Buradaki anlatımda olduğu gibi siyâm ile örtüşen tavsiyeler, bunun gibi birçok yerde karşımıza çıkmakta.

  • Astronomide, bir yıldızın parlaklığının ölçü birimi “Kadir”dir ve en yüksek kadire sahip yıldız Şi’ra yıldızıdır. Bu da Şi’ra ve Kadir ile alakalı ilginç bir bağlantı daha oluşturmaktadır.
  • Hemen hemen her yıl Şir’a’nın ufukta belirdiği günü içine alan ayın Ağustos ile paralel olmasından dolayı Ağustos’un kelime kökenine baktım ve karşılaştığım anlam “Yüceltilmiş ve Saygıya değer/hürmet edilen” oldu. Bir ayın hürmet edilmesi hangi durumlarda meydana gelir, neden insanlar bu aya böyle bir isim vermiştir? Romalı bir hükümdarın ismi mi verilmiştir yoksa gerçekten Romalılar tarafından hürmet edilen bir ay olduğu için mi bu aya bu isim verilmiştir, bunların altının kazılması gerek.
  • Arapların yaz sonu yağmurlarına ramadî demeleri. Sözlükte bahsettiğim bu üçüncü anlam ise, Ramazan’ın Ağustos’taki (ve bazen Eylül’ün ilk haftasını da kapsayan) bir ay olması gerektiğinin bir kanıtı sayılabilir.

SONUÇ

“Kur’an’ın insanlar için bir hidayet olarak; ve Hidayet ve Furkan’dan beyyineler halinde indirildiği Ramazan ayı… Öyleyse kim o aya şahit olursa Savm’da bulunsun…(Bakara 185)” ayeti gereğince bu yazımda Ramazan ayını tam anlamıyla idrak edilebilmesi için uğraştım. İnsanların Allah’ın emrettiği şekilde siyâmda bulunması ve yanlış bilinen, sorgulanmayan bir takvime uyup Allah’ın emretmediği bir şekilde siyâmda bulunulmasının önüne geçebilmek duasıyla…

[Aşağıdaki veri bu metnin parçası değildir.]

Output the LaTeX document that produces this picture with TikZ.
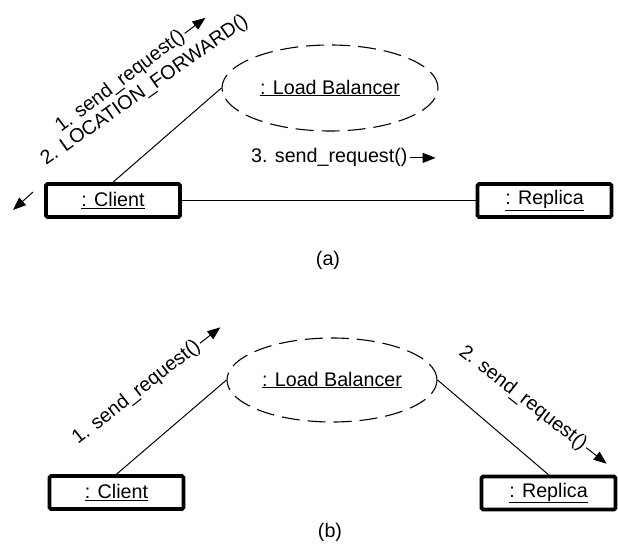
\documentclass[tikz,border=0pt]{standalone}
\usepackage{fontspec}
\setmainfont{Liberation Sans}
\usetikzlibrary{arrows.meta,calc,shapes.geometric}
\begin{document}
\begin{tikzpicture}[x=1pt,y=-1pt,
  font=\fontsize{19.7}{24}\selectfont,
  object/.style={draw,line width=3.6pt,rounded corners=1.5pt,
    minimum width=134pt,minimum height=33pt,inner sep=0pt},
  role/.style={ellipse,draw,dash pattern=on 18pt off 8pt,line width=1.1pt,inner sep=0pt},
  link/.style={line width=1pt},
  msg/.style={inner sep=0pt,anchor=base west},
  msgarrow/.style={line width=1pt,-{Triangle[length=13pt,width=10pt]}}
]
\useasboundingbox (0,0) rectangle (618,548);

% ---------------- (a) redirection through the load balancer
\node[object] (ca) at (113,200.5) {\underline{: Client}};
\node[object] (ra) at (544.5,200.5) {\underline{: Replica}};
\node[role,minimum width=216pt,minimum height=86pt] (lba) at (330,88) {\underline{: Load Balancer}};

\draw[link] (ca) -- (ra);
\draw[link] (ca.north) -- (lba.west);

\node[msg,rotate=37] (ma1) at (61,133) {1. send\_request()};
\draw[msgarrow] ($(ma1.east)!-2pt!(ma1.west)$) -- ($(ma1.east)!-28pt!(ma1.west)$);

\node[msg,rotate=35] (ma2) at (46,166) {2. LOCATION\_FORWARD()};
\coordinate (ma2from) at (33,192);
\coordinate (ma2to) at (13,210);
\draw[msgarrow] (ma2from) -- (ma2to);

\node[msg] (ma3) at (251,163) {3. send\_request()};
\draw[msgarrow] ($(ma3.east)!-2pt!(ma3.west)$) -- ($(ma3.east)!-28pt!(ma3.west)$);

\node (capa) at (328,260) {(a)};

% ---------------- (b) forwarding through the load balancer
\node[object] (cb) at (116.5,492.5) {\underline{: Client}};
\node[object] (rb) at (548.5,493) {\underline{: Replica}};
\node[role,minimum width=210pt,minimum height=84pt] (lbb) at (332,380) {\underline{: Load Balancer}};

\draw[link] (cb.north) -- (lbb.west);
\draw[link] (lbb.east) -- (rb.north);

\node[msg,rotate=38] (mb1) at (78,445) {1. send\_request()};
\draw[msgarrow] ($(mb1.east)!-2pt!(mb1.west)$) -- ($(mb1.east)!-28pt!(mb1.west)$);

\node[msg,rotate=-38] (mb2) at (458,354) {2. send\_request()};
\draw[msgarrow] ($(mb2.east)!-2pt!(mb2.west)$) -- ($(mb2.east)!-28pt!(mb2.west)$);

\node (capb) at (330,532) {(b)};
\end{tikzpicture}
\end{document}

_Dipnotlar___________________________________________

¹: Yazımın tamamında oruç vs gibi tercümeleri kullanmak yerine doğrudan siyâm kelimesini özellikle kullandım çünkü Allah, kitabında bu ibadete siyâm/savm demiş. Bana da o şekilde demek düşer.

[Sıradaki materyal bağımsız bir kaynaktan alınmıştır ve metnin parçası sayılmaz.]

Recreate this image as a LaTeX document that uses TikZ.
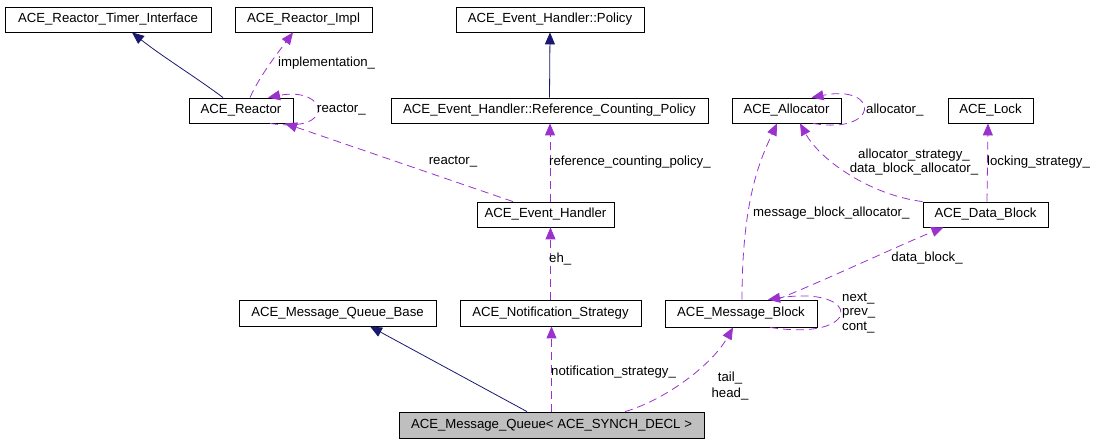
\documentclass[tikz,border=0pt]{standalone}
\usepackage{fontspec}
\setmainfont{Liberation Sans}
\usetikzlibrary{arrows.meta}
\definecolor{navyedge}{HTML}{191970}
\definecolor{purpleedge}{HTML}{9A32CD}
\definecolor{boxgray}{HTML}{BFBFBF}
\begin{document}
\begin{tikzpicture}[x=1pt,y=-1pt,
  box/.style={draw=black, line width=0.8pt, minimum height=25pt, inner sep=0pt,
    font=\fontsize{13.2}{14.3}\selectfont},
  lbl/.style={inner sep=0pt, font=\fontsize{13.2}{14.3}\selectfont},
  inh/.style={draw=navyedge, line width=0.8pt, -{Triangle[length=12pt,width=10pt]}},
  usage/.style={draw=purpleedge, line width=0.8pt, dash pattern=on 8pt off 5pt,
    -{Triangle[length=12pt,width=10pt]}}]
\useasboundingbox (0,0) rectangle (1100,443);
% nodes
\node[box, minimum width=206pt] (rti) at (108,19.5) {ACE\_Reactor\_Timer\_Interface};
\node[box, minimum width=137pt] (impl) at (303.5,19.5) {ACE\_Reactor\_Impl};
\node[box, minimum width=188pt] (policy) at (550,19.5) {ACE\_Event\_Handler::Policy};
\node[box, minimum width=104pt] (reactor) at (241,110.5) {ACE\_Reactor};
\node[box, minimum width=317pt] (rcp) at (549.5,110.5) {ACE\_Event\_Handler::Reference\_Counting\_Policy};
\node[box, minimum width=109pt] (alloc) at (786.5,110.5) {ACE\_Allocator};
\node[box, minimum width=85pt] (lock) at (990.5,110.5) {ACE\_Lock};
\node[box, minimum width=137pt] (eh) at (545.5,214.5) {ACE\_Event\_Handler};
\node[box, minimum width=125pt] (dblock) at (985.5,214.5) {ACE\_Data\_Block};
\node[box, minimum width=197pt, minimum height=26pt] (mqb) at (337.5,313) {ACE\_Message\_Queue\_Base};
\node[box, minimum width=181pt, minimum height=26pt] (notif) at (550.5,313) {ACE\_Notification\_Strategy};
\node[box, minimum width=152pt, minimum height=27pt] (mblock) at (741,313.5) {ACE\_Message\_Block};
\node[box, minimum width=305pt, minimum height=26pt, fill=boxgray] (mq) at (551.5,425) {ACE\_Message\_Queue< ACE\_SYNCH\_DECL >};
% inheritance edges
\draw[inh] ([xshift=-18pt]reactor.north) .. controls (200,80) and (160,55) .. ([xshift=24pt]rti.south);
\draw[inh] (rcp.north) -- (policy.south);
\draw[inh] ([xshift=-24.5pt]mq.north) -- ([xshift=32.5pt]mqb.south);
% usage edges
\draw[usage] ([xshift=9pt]reactor.north) .. controls (260,75) and (280,50) .. ([xshift=-10.5pt]impl.south);
\draw[usage] ([xshift=29pt]reactor.south) .. controls (338,134) and (328,86) .. ([xshift=27pt]reactor.north);
\draw[usage] ([xshift=-32.5pt]eh.north) -- ([xshift=44pt]reactor.south);
\draw[usage] ([xshift=4.5pt]eh.north) -- ([xshift=0.5pt]rcp.south);
\draw[usage] (notif.north) -- ([xshift=5pt]eh.south);
\draw[usage] (mq.north) -- ([xshift=1pt]notif.south);
\draw[usage] ([xshift=73.5pt]mq.north) .. controls (665,400) and (712,365) .. ([xshift=-8pt]mblock.south);
\draw[usage] ([xshift=29pt]mblock.south) .. controls (863,342) and (863,285) .. ([xshift=27pt]mblock.north);
\draw[usage] ([xshift=36pt]mblock.north) .. controls (830,278) and (900,245) .. ([xshift=-42pt]dblock.south);
\draw[usage] ([xshift=1pt]mblock.north) .. controls (742,200) and (760,160) .. ([xshift=-9.5pt]alloc.south);
\draw[usage] (dblock.north west) .. controls (870,195) and (820,160) .. ([xshift=13.5pt]alloc.south);
\draw[usage] ([xshift=1.5pt]dblock.north) -- ([xshift=-2.5pt]lock.south);
\draw[usage] ([xshift=26.5pt]alloc.south) .. controls (880,135) and (880,84) .. ([xshift=25pt]alloc.north);
% labels
\node[lbl, anchor=west] (limpl) at (278,63) {implementation\_};
\node[lbl, anchor=west] (lrself) at (317,110) {reactor\_};
\node[lbl] (lreact) at (453,162) {reactor\_};
\node[lbl, anchor=west] (lrcp) at (549,162) {reference\_counting\_policy\_};
\node[lbl, anchor=west] (leh) at (549,259) {eh\_};
\node[lbl, anchor=west] (lnotif) at (551,372) {notification\_strategy\_};
\node[lbl, align=center, font=\fontsize{13.2}{16}\selectfont] (lth) at (730,386) {tail\_\\head\_};
\node[lbl, anchor=west, align=left] (lnpc) at (842,313) {next\_\\prev\_\\cont\_};
\node[lbl] (ldb) at (927,258) {data\_block\_};
\node[lbl, anchor=west] (lmba) at (753,213) {message\_block\_allocator\_};
\node[lbl, align=center] (lasd) at (914,162) {allocator\_strategy\_\\data\_block\_allocator\_};
\node[lbl, anchor=west] (llock) at (987,162) {locking\_strategy\_};
\node[lbl, anchor=west] (lalloc) at (866,110) {allocator\_};
\end{tikzpicture}
\end{document}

²: Neden bu özelliğin önemli olduğu hususunda En’am suresi 96.ayete bakınız.

³: 10.yıl eklenme durumu 330. yılda olacağından 297 de hesaplansa, 300 de hesaplansa 9 yıl eklenme durumu söz konusudur.

⁴: Çevirinin tamamı için Twitter’da @MehcurKuran isimli kullanıcıya bakınız.

⁵: Yıldızlar iki durumda gözlemlenemez. Birincisi ufkun altında kaldıklarında. İkincisi ise güneşin parlaklığında kaybolduklarında. Burada bahsedilen batmakta olan yıldız, gözle net bir şekilde seçilebilmesine rağmen ufkun altına girerek kaybolmaktadır.

⁶: Kuranda ismi geçen diğer yıldız Tarık için 86.sureye bakınız.